Marissa and I skated laps on the practice rink. She aptly compared me to Michael Scott because I couldn't stop showing off. It's hard for me to throw on a pair of skates without wanting to see if I still remember how to skate backwards.


Ice skating before a hockey game was awesome. With my face still dripping with sweat and my back sore from pumping my legs, sitting in a chilly stadium with a beer and snacks was even more inviting. Regrettably, the Blackhawks got killed out there, but we had great seats.


There was a family seated in front of us. Their youngest son kind of reminded me of Rodney. In the middle of the game, I heard him shriek and pick something up out of his nachos.

"I lossth-t my tooof!" he cried.

A few seats away, his dad sprang out of his chair in excitement. "You lost your tooth?

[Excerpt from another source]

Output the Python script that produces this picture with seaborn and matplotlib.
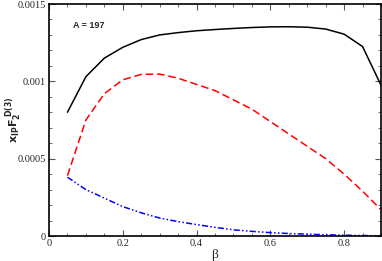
import numpy as np
import pandas as pd
import matplotlib
matplotlib.use("Agg")
import matplotlib.pyplot as plt
import seaborn as sns
from matplotlib.ticker import MultipleLocator, FixedLocator

beta = [0.05, 0.1, 0.15, 0.2, 0.25, 0.3, 0.35, 0.4, 0.45, 0.5,
        0.55, 0.6, 0.65, 0.7, 0.75, 0.8, 0.85, 0.9]
total = [0.0008, 0.00103, 0.00115, 0.00122, 0.00127, 0.0013, 0.001315, 0.001327, 0.001335,
         0.001342, 0.001348, 0.001352, 0.001353, 0.00135, 0.001338, 0.001305, 0.001225, 0.000975]
quark = [0.00039, 0.00075, 0.00092, 0.00101, 0.001045, 0.001047, 0.00102, 0.00098, 0.00094,
         0.00088, 0.00082, 0.00074, 0.00066, 0.00058, 0.0005, 0.0004, 0.00029, 0.00017]
gluon = [0.00038, 0.0003, 0.000245, 0.00019, 0.00015, 0.000116, 0.000093, 0.000074, 0.000056,
         0.00004, 0.00003, 0.000022, 0.000016, 0.000012, 0.000008, 0.000005, 0.000003, 0.000001]

df = pd.DataFrame({"beta": beta, "total": total, "quark": quark, "gluon": gluon})

sns.set_style("ticks")
plt.rcParams["font.family"] = ["Liberation Serif", "DejaVu Serif"]

fig = plt.figure(figsize=(3.82, 2.61), dpi=100)
ax = fig.add_axes([49 / 382, 25 / 261, 332 / 382, 232 / 261])

sns.lineplot(data=df, x="beta", y="total", color="black", linewidth=1.1, ax=ax)
sns.lineplot(data=df, x="beta", y="quark", color="#ff0000", linewidth=1.1,
             linestyle=(0, (5, 2.5)), ax=ax)
sns.lineplot(data=df, x="beta", y="gluon", color="#0000ff", linewidth=1.1,
             linestyle=(0, (4, 1.5, 1, 1.5, 1, 1.5)), ax=ax)

ax.set_xlim(0, 0.9)
ax.set_ylim(0, 0.0015)
ax.xaxis.set_major_locator(FixedLocator([0, 0.2, 0.4, 0.6, 0.8]))
ax.xaxis.set_minor_locator(MultipleLocator(0.05))
ax.yaxis.set_major_locator(FixedLocator([0, 0.0005, 0.001, 0.0015]))
ax.yaxis.set_minor_locator(MultipleLocator(0.0001))
ax.set_xticklabels(["0", "0.2", "0.4", "0.6", "0.8"])
ax.set_yticklabels(["0", "0.0005", "0.001", "0.0015"])
ax.tick_params(which="both", direction="in", top=True, right=True, labelsize=7.5,
               color="#555555", pad=2)
ax.tick_params(which="major", length=4, width=0.8)
ax.tick_params(which="minor", length=2.5, width=0.6)
for s in ax.spines.values():
    s.set_linewidth(1.2)
    s.set_color("black")

ax.set_xlabel("β", fontsize=9.5, labelpad=1)
ax.set_ylabel(r"$\mathbf{x_{IP}F_2^{\ D(3)}}$", fontsize=8,
              family=["Liberation Sans", "DejaVu Sans"])
ax.yaxis.set_label_coords(-0.108, 0.5)
ax.yaxis.label.set_va("center")
ax.text(0.065, 0.00136, "A = 197", fontsize=6.5, fontweight="bold",
        family=["Liberation Sans", "DejaVu Sans"], va="center")

fig.savefig("out.png", dpi=100)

That's awesome!"

Our whole section cheered him on.

I have to head upstairs to start work in a minute, so I'll leave you with two final food pictures. Shortly after the game, we ventured to the near north side of the city for Pequod's Pizza. Their style of deep dish pizza is famous for the layer of crispy burnt cheese around the outside of the crust.


Our final indulgence of the weekend was Al's Beef. Marissa and I picked up a pair of sandwiches to eat on the train. I got my sandwich dipped with hot giardiniera. The soft beef wrapped in gently soaked bread looked simply angelic, even in the stark fluorescent lighting of the Metra train.


Sorry if I made you hungry. That's what I got today - have a good Wednesday.